Of course I knew in theory that clergy were in a privileged position in this regard. I can remember many study groups in churches where we were discussing talking about our faith to our neighbours and people saying, ‘It’s OK for you Vicar, people expect you to talk about God!’ Feeling the chill of our society’s faith temperature, as I have in the last year, is quite another matter. What a world away from the lady who checked my passport at Accra Airport in Ghana 25 years ago. When she heard we were on a church trip she asked ‘ Father, could you pray for me please?’
I am not saying that God has to be mentioned to be there. I believe that, in words from the Delphic Oracle that CG Jung had carved over his doorway in Zurich: ‘Bidden or unbidden, God is present.’ I believe too that the work of community building, music making and helping others in their need is intrinsically good and comes from God. Yet I am somewhat taken aback by the hostility with which increasing numbers of people talk about God, the church, and people of faith, many of whom are actively engaged in work for the good of society. It is often said that many charities and charity shops would fold if people of faith gave up working for them.

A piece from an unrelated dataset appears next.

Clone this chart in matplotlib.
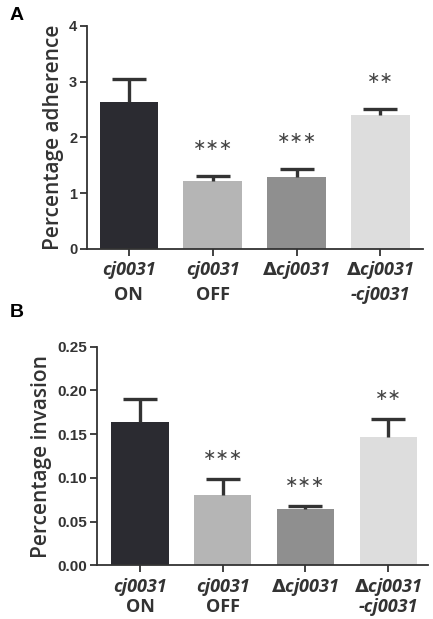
import matplotlib
matplotlib.use("Agg")
import matplotlib.pyplot as plt

# ---- data ---------------------------------------------------------------
strains = ["cj0031", "cj0031", r"$\mathbf{\Delta}$cj0031", r"$\mathbf{\Delta}$cj0031"]
strain_sub = ["ON", "OFF", "", "-cj0031"]
bar_colors = ["#2b2b31", "#b5b5b5", "#8f8f8f", "#dddddd"]

adherence = [2.64, 1.21, 1.29, 2.40]
adherence_err = [0.41, 0.10, 0.14, 0.11]
adherence_sig = ["", "***", "***", "**"]

invasion = [0.164, 0.080, 0.064, 0.147]
invasion_err = [0.026, 0.019, 0.004, 0.020]
invasion_sig = ["", "***", "***", "**"]

DARK = "#333333"


def panel(ax, vals, errs, sig, ylabel, ylim, yticks, fmt, star_off,
          width, tick_fs, lab_y):
    x = range(len(vals))
    ax.bar(x, vals, width=width, color=bar_colors, zorder=2)
    eb = ax.errorbar(x, vals, yerr=[[0] * len(errs), errs], fmt="none",
                     ecolor=DARK, elinewidth=2.4, capsize=12, capthick=2.4,
                     zorder=3)
    eb[1][0].set_visible(False)   # only upper cap
    for i, s in enumerate(sig):
        if s:
            ax.text(i, vals[i] + errs[i] + star_off, "\u2217" * len(s),
                    ha="center", va="center", fontsize=11.5, color="#444444",
                    family="DejaVu Sans")
    ax.set_ylim(*ylim)
    ax.set_yticks(yticks)
    ax.set_yticklabels([fmt % t for t in yticks], fontsize=tick_fs,
                       fontweight="bold", family="Liberation Sans", color=DARK)
    ax.set_xticks(list(x))
    ax.set_xticklabels([])
    for sp in ("top", "right"):
        ax.spines[sp].set_visible(False)
    for sp in ("left", "bottom"):
        ax.spines[sp].set_linewidth(1.3)
        ax.spines[sp].set_color(DARK)
    ax.tick_params(direction="out", length=5, width=1.3, color=DARK, pad=2)
    ax.set_ylabel(ylabel, fontsize=15, family="Open Sans", fontweight=600,
                  color=DARK, labelpad=4)
    tr = ax.get_xaxis_transform()
    for i, (a, b) in enumerate(zip(strains, strain_sub)):
        ax.text(i, lab_y[0], a, transform=tr, ha="center", va="center",
                fontsize=13, fontweight="bold", style="italic",
                family="Open Sans", color=DARK)
        if b:
            ax.text(i, lab_y[1], b, transform=tr, ha="center", va="center",
                    fontsize=13, fontweight="bold",
                    style="italic" if b.startswith("-") else "normal",
                    family="Open Sans", color=DARK)


fig = plt.figure(figsize=(4.33, 6.19), dpi=100)

axA = fig.add_axes([0.201, 0.598, 0.776, 0.360])
panel(axA, adherence, adherence_err, adherence_sig, "Percentage adherence",
      (0, 4), [0, 1, 2, 3, 4], "%d", 0.55, 0.70, 10.5, (-0.094, -0.205))
axA.set_xlim(-0.5, 3.51)

axB = fig.add_axes([0.224, 0.0865, 0.764, 0.3535])
panel(axB, invasion, invasion_err, invasion_sig, "Percentage invasion",
      (0, 0.25), [0, 0.05, 0.10, 0.15, 0.20, 0.25], "%.2f", 0.027, 0.69,
      11, (-0.098, -0.19))
axB.set_xlim(-0.52, 3.48)

fig.text(0.023, 0.975, "A", fontsize=14, fontweight="bold",
         family="Liberation Sans", va="center", ha="left")
fig.text(0.023, 0.495, "B", fontsize=14, fontweight="bold",
         family="Liberation Sans", va="center", ha="left")

fig.savefig("out.png", dpi=100)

The final thought prompted by the ‘Ex-Vicar’ outburst is the importance of church and meeting together as Christians. Christians can often feel like strangers in a strange land in modern Britain, a sentiment I have discovered for myself in the past year, stripped as I have been of the supportive community that used to surround me. I have found that, for all its deficiencies (which are many and varied) the church and church worship has been a lifeline for me, a place where I can refocus and draw strength for the my new life. It doesn’t replace ‘being the Vicar’, a unique and irreplaceable alchemy of faith and community which I miss, though not the stresses which accompany it. But I have learned to appreciate what I now voluntarily choose to do after 36 years of having to do it! That is no small thing for, in the words of the Westminster Confession, ‘the chief end of Man is to worship God.’